FRINGE - “The Ghost Network”
Season 1 - Episode 3
This poor guy named Roy was one of Walter’s old experiments. They were working on a new spy-proof way to communicate, a psychic frequency energy band that would be sort of like if your radio had a switch for AM/FM/Brainwaves. Apparently someone got it working during Walter’s incarceration, because Roy’s been having visions of Pattern-related events before they happen. He’s a human wire-tap for the communications of whoever’s pulling these dramatic stunts, the most recent of which opened our episode with an attack by these nameless bad guys on some nameless woman and a failed attempt to steal something from her. Of course before Walter figures all this out, they think Roy’s psychic or something, and they don’t realize right away that the target of the attack was an undercover agent. Still a step ahead of our team, our nameless bad guys are able to recover their objective—some kind of important glass computer chip—from the body of the agent right out from under Olivia’s nose.
Walter time!

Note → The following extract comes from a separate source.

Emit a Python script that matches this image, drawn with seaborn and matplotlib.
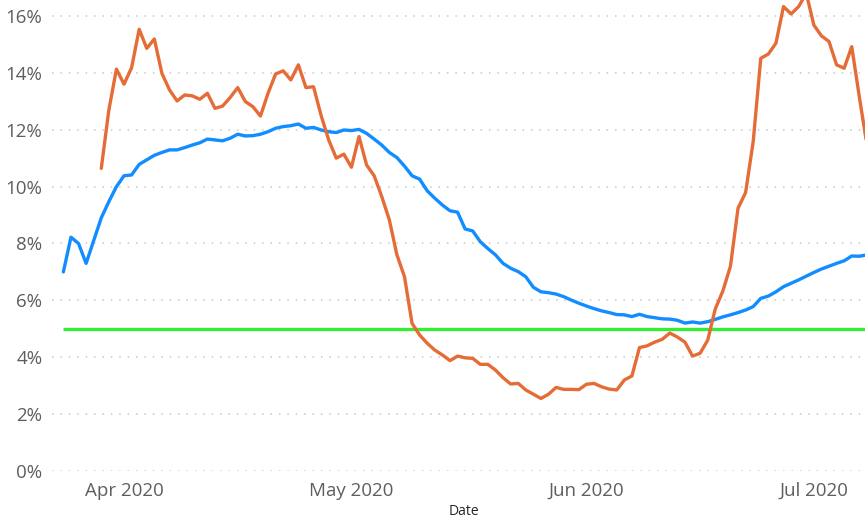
import numpy as np
import pandas as pd
import matplotlib
matplotlib.use('Agg')
import matplotlib.pyplot as plt
import matplotlib.dates as mdates
import seaborn as sns

# daily values (percent)
start_date = '2020-03-24'
n_days = 107

blue_pct = [
    7.0, 8.22, 8.0, 7.3, 8.1, 8.9, 9.47, 10.0, 10.38, 10.41,
    10.78, 10.94, 11.1, 11.2, 11.29, 11.29, 11.37, 11.46, 11.54, 11.67,
    11.64, 11.61, 11.7, 11.84, 11.78, 11.79, 11.84, 11.93, 12.05, 12.11,
    12.14, 12.2, 12.05, 12.08, 11.99, 11.93, 11.9, 11.99, 11.97, 12.01,
    11.87, 11.67, 11.46, 11.2, 11.02, 10.72, 10.38, 10.26, 9.85, 9.59,
    9.35, 9.15, 9.1, 8.51, 8.44, 8.06, 7.82, 7.6, 7.3, 7.13,
    7.01, 6.83, 6.46, 6.3, 6.27, 6.22, 6.13, 6.01, 5.9, 5.8,
    5.71, 5.63, 5.57, 5.5, 5.49, 5.43, 5.51, 5.43, 5.39, 5.35,
    5.34, 5.3, 5.2, 5.24, 5.2, 5.25, 5.33, 5.42, 5.49, 5.57,
    5.66, 5.78, 6.07, 6.15, 6.3, 6.48, 6.6, 6.72, 6.85, 6.98,
    7.1, 7.2, 7.3, 7.39, 7.56, 7.55, 7.6,
]

orange_pct = [
    np.nan, np.nan, np.nan, np.nan, np.nan,
    10.64, 12.69, 14.13, 13.6, 14.18, 15.53, 14.86, 15.19, 13.98, 13.4,
    13.01, 13.22, 13.19, 13.07, 13.28, 12.75, 12.83, 13.13, 13.48, 12.99,
    12.81, 12.48, 13.28, 13.96, 14.07, 13.75, 14.28, 13.48, 13.51, 12.5,
    11.64, 11.0, 11.14, 10.68, 11.76, 10.76, 10.38, 9.65, 8.83, 7.6,
    6.83, 5.19, 4.78, 4.49, 4.25, 4.08, 3.88, 4.04, 3.98, 3.96,
    3.75, 3.75, 3.55, 3.28, 3.06, 3.08, 2.85, 2.7, 2.55, 2.7,
    2.94, 2.87, 2.87, 2.86, 3.05, 3.08, 2.96, 2.88, 2.85, 3.2,
    3.34, 4.34, 4.4, 4.53, 4.63, 4.85, 4.71, 4.53, 4.04, 4.14,
    4.6, 5.7, 6.33, 7.2, 9.24, 9.79, 11.58, 14.51, 14.66, 15.04,
    16.33, 16.07, 16.33, 16.8, 15.68, 15.3, 15.1, 14.28, 14.16, 14.92,
    13.16, 11.47,
]

target_pct = 5.0
y_ticks = [0, 2, 4, 6, 8, 10, 12, 14, 16]

dates = pd.date_range(start_date, periods=n_days, freq='D')
df = pd.DataFrame({'Date': dates, 'blue': blue_pct, 'orange': orange_pct})

sns.set_theme(style='white')
plt.rcParams['font.family'] = ['Open Sans', 'DejaVu Sans']

fig = plt.figure(figsize=(8.65, 5.2), dpi=100)
ax = fig.add_axes([52 / 865, 49 / 520, 813 / 865, 471 / 520])

# dotted gridlines first so the lines sit on top
for v in y_ticks:
    ax.axhline(v, color='#c8c8c8', lw=1.1, ls=(0, (1, 4.5)), zorder=0)

ax.hlines(target_pct, dates[0], dates[-1], color='#33ee33', lw=2.4, zorder=2)
sns.lineplot(data=df, x='Date', y='blue', color='#118dff', lw=2.4,
             estimator=None, ax=ax, zorder=3)
sns.lineplot(data=df.dropna(), x='Date', y='orange', color='#e66c37', lw=2.4,
             estimator=None, ax=ax, zorder=4)

ax.set_ylim(0, 16.56)
ax.set_xlim(dates[0] - pd.Timedelta(hours=36), dates[0] + pd.Timedelta(days=105.75))
ax.set_yticks(y_ticks)
ax.set_yticklabels([f'{v}%' for v in y_ticks])
ax.xaxis.set_major_locator(mdates.MonthLocator())
ax.xaxis.set_major_formatter(mdates.DateFormatter('%b %Y'))

ax.tick_params(axis='both', length=0, labelsize=13.5, labelcolor='#605e5c')
ax.tick_params(axis='y', pad=7)
ax.tick_params(axis='x', pad=8)
ax.set_ylabel('')
ax.set_xlabel('Date', fontsize=10, color='#252423')
ax.xaxis.set_label_coords(0.507, -0.087)
ax.xaxis.label.set_va('center')
for s in ax.spines.values():
    s.set_visible(False)

fig.savefig('out.png', dpi=100)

He connects Roy to some wires and the team is able to listen in on the next meeting of the bad guys, where Olivia does what she always does: saves the day in the immediate sense with the recovery of the computer chip, but fails to make progress on the big picture when the guy she caught throws himself into traffic before they can get any answers. They turn the chip over to Broyles, who turns it over to—*DUN-DUN-DUUUUUUUNNNNN*—Nina Sharp. Who hands it to the lab tech, still working on the body of none other than the traitorous (OR IS HE?!) agent Scott.
We knew Massive Dynamic still had the body, but now we have additional “television knowledge”: Showing the body means the actor wasn’t done after the pilot, because you don’t keep paying actors just to lay there on a table for a scene every few episodes. I expect we’ll see quite a bit more of Scott.
Here’s something I haven’t formed my opinion on yet. The opening attack—the first thing we see Roy have a vision about, and the first attempt to take the computer chip thing from the undercover agent—is a guy setting off some kind of gas grenade on a crowded bus with fumes that harden into a green glass-like substance, killing everyone.
Why? They don’t try to take the agent’s body after the attack, the only practical purpose of the crazy, attention-getting, grenade thing is as a distraction so they can swipe her backpack in the confusion. They could’ve accomplished the same thing with a normal tear gas grenade, or even just a straight-up armed robbery. So that’s probably how this show is going to work. It’s probably going to be stupid if you think about it.
Maybe the masterminds pulling the strings stand to benefit from big flashy public displays of sci-fi terrorism. But it’s more likely that the writers just needed a reason for our team to get involved in what would otherwise be an unremarkable robbery. But maybe the masterminds pulling the strings wanted to directly manipulate our team! Yeah, maybe that’s the kind of rationalization that you can spin after the fact, fixing your sloppy writing with more sloppy writing!
I just don’t know if I care. Should that sort of thing bother me if the show is an entertaining ride in the mean time? Three episodes in is too early to give up, but on the other hand you have to remember I’m not just three episodes into FRINGE, I’m about 120 hours into J.J. Abrams television, and LOST left me with some resentment.